The casting call specified that the midget ought also to have had some experience doing stunt work. At his office in Universal Studios, Spielberg interviewed anyone with this curious combination of credentials. Then Carl Rizzo walked in.

At 4 ft. 11 in., Rizzo is not a full-fledged midget. But he did have stunt experience. And when he arrived in the office, his face was covered with blood. He explained that rushing to the interview, he had got into a car accident outside the studio gate. Rizzo got the job in Jaws on the spot.

He was dispatched to the township of Port Lincoln, 170 miles west of Adelaide, Australia. From there he was to sail 20 miles out into the gulf in company of Underwater Photographers Ron and Valerie Taylor and be lowered over the side of a ship in a special steel mesh cage. Rizzo's role, doubling for one of the film's leading actors, was simply to persevere while a great white shark tried to trash him.

Since the real shark is about 16 ft. long, and the fictional great white in Jaws no less than 24, Rizzo's diminutive height would make the real fish look bigger. Rizzo understood all this. He did not count, however, on the fervor of the great white. Beginning his first descent, he watched one shark attack the Taylors' boat. Vexed, it sideswiped Rizzo, ripped his cage from its cable and took it to the bottom. Carl shot out of the water and headed for cover.

His dilemma and his eminently rational response would win anyone's sympathy. But this summer, movie audiences may find themselves sharing a taste of his terror. Unlike Carl, most spectators will surrender willingly to the sea monster. Unlike Carl, too, most will probably want to see more of its tantrums.

Jaws, which opens in 490 theaters this week, is part of a bracing revival of high adventure films and thrillers over the past few months (see box page 44). It is expensive ($8 million), elaborate, technically intricate and wonderfully crafted, a movie whose every shock is a devastating surprise. Like Earthquake, it takes a panic-producing disaster and shows how a representative cross section of humanity responds to it. Like The Exorcist, it deals with an essentially unknowable, therefore unpredictable and thoroughly spooky symbol of evil. Jaws promises to hit right in the old collective unconscious and to draw millions irresistibly to the box office. Start a mass-medium migration like that, its producers hope, and millions more will turn out just to see what all the excitement is about. After that, as they say in the trade, "through the roof."

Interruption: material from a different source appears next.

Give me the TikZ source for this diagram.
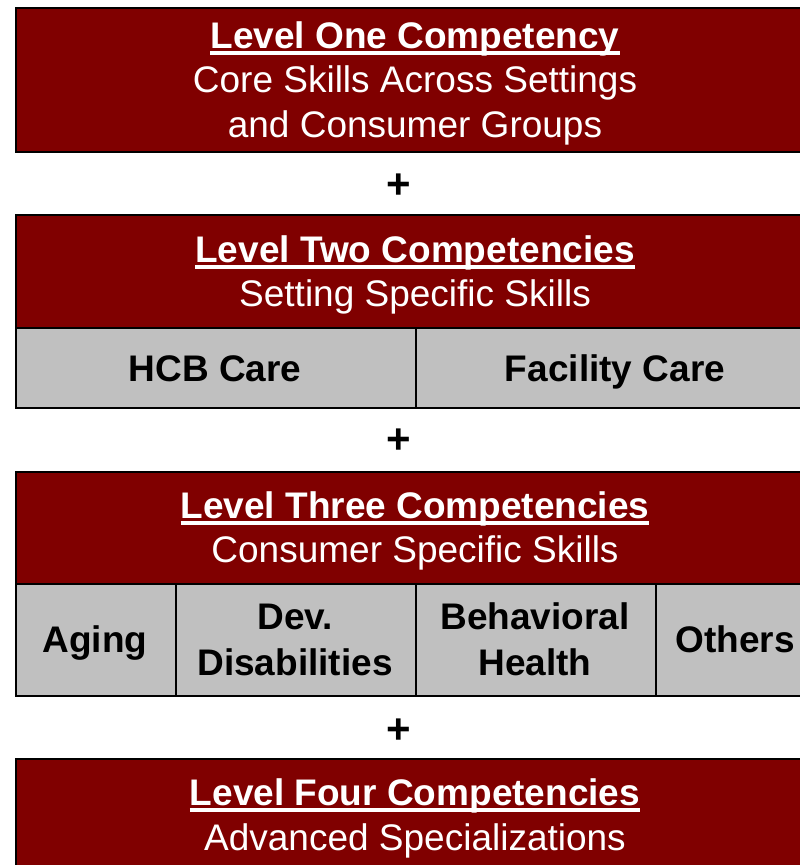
\documentclass[tikz,border=0pt]{standalone}
\usepackage{fontspec}
\setmainfont{Liberation Sans}
\definecolor{maroon}{HTML}{800000}
\definecolor{cellgray}{HTML}{C0C0C0}
\newcommand{\myul}[1]{{\setbox0\hbox{#1}\rlap{\vrule height -3pt depth 6.5pt width \wd0}\box0}}
\begin{document}
\begin{tikzpicture}[x=1pt,y=-1pt,
  redbox/.style={draw=black,line width=2.2pt,fill=maroon,anchor=north west,inner sep=0pt},
  graybox/.style={draw=black,line width=2.2pt,fill=cellgray,anchor=north west,inner sep=0pt},
  wtext/.style={text=white,font=\fontsize{37}{45}\selectfont,anchor=base,inner sep=0pt},
  btext/.style={text=black,font=\fontsize{37}{45}\selectfont\bfseries,anchor=base,inner sep=0pt,align=center},
  plus/.style={text=black,font=\fontsize{42}{45}\selectfont\bfseries,inner sep=0pt}]
\useasboundingbox (0,0) rectangle (800,865);
% Level one
\node[redbox,minimum width=800pt,minimum height=144pt] (b1) at (15,7) {};
\node[wtext] (t1a) at (415,48) {\bfseries\myul{Level One Competency}};
\node[wtext] (t1b) at (415,92) {Core Skills Across Settings};
\node[wtext] (t1c) at (415,137) {and Consumer Groups};
\node[plus] (p1) at (399,186) {+};
% Level two
\node[redbox,minimum width=800pt,minimum height=113pt] (b2) at (15,214) {};
\node[wtext] (t2a) at (415,262) {\bfseries\myul{Level Two Competencies}};
\node[wtext] (t2b) at (415,306) {Setting Specific Skills};
\node[graybox,minimum width=400pt,minimum height=80pt] (g21) at (15,327) {};
\node[graybox,minimum width=400pt,minimum height=80pt] (g22) at (415,327) {};
\node[btext] (c21) at (215,381) {HCB Care};
\node[btext] (c22) at (615,381) {Facility Care};
\node[plus] (p2) at (399,441) {+};
% Level three
\node[redbox,minimum width=800pt,minimum height=112pt] (b3) at (15,471) {};
\node[wtext] (t3a) at (415,518) {\bfseries\myul{Level Three Competencies}};
\node[wtext] (t3b) at (415,562) {Consumer Specific Skills};
\node[graybox,minimum width=160pt,minimum height=112pt] (g31) at (15,583) {};
\node[graybox,minimum width=240pt,minimum height=112pt] (g32) at (175,583) {};
\node[graybox,minimum width=240pt,minimum height=112pt] (g33) at (415,583) {};
\node[graybox,minimum width=160pt,minimum height=112pt] (g34) at (655,583) {};
\node[btext] (c31) at (95,652) {Aging};
\node[btext] (c32a) at (295,629) {Dev.};
\node[btext] (c32b) at (295,675) {Disabilities};
\node[btext] (c33a) at (535,629) {Behavioral};
\node[btext] (c33b) at (535,675) {Health};
\node[btext] (c34) at (735,652) {Others};
\node[plus] (p3) at (399,731) {+};
% Level four
\node[redbox,minimum width=800pt,minimum height=150pt] (b4) at (15,758) {};
\node[wtext] (t4a) at (415,805) {\bfseries\myul{Level Four Competencies}};
\node[wtext] (t4b) at (415,850) {Advanced Specializations};
\end{tikzpicture}
\end{document}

What sets Jaws apart from most of the other ceiling busters and makes it a special case, like The Godfather, is that it is quite a good movie. For one thing, it is mercifully free of the padding—cosmic, comic, cultural—that so often mars "big" pictures. In that sense, the movie is very like its subject. If the great white shark that terrorizes the beaches of an island summer colony is one of nature's most efficient killing machines, Jaws is an efficient entertainment machine.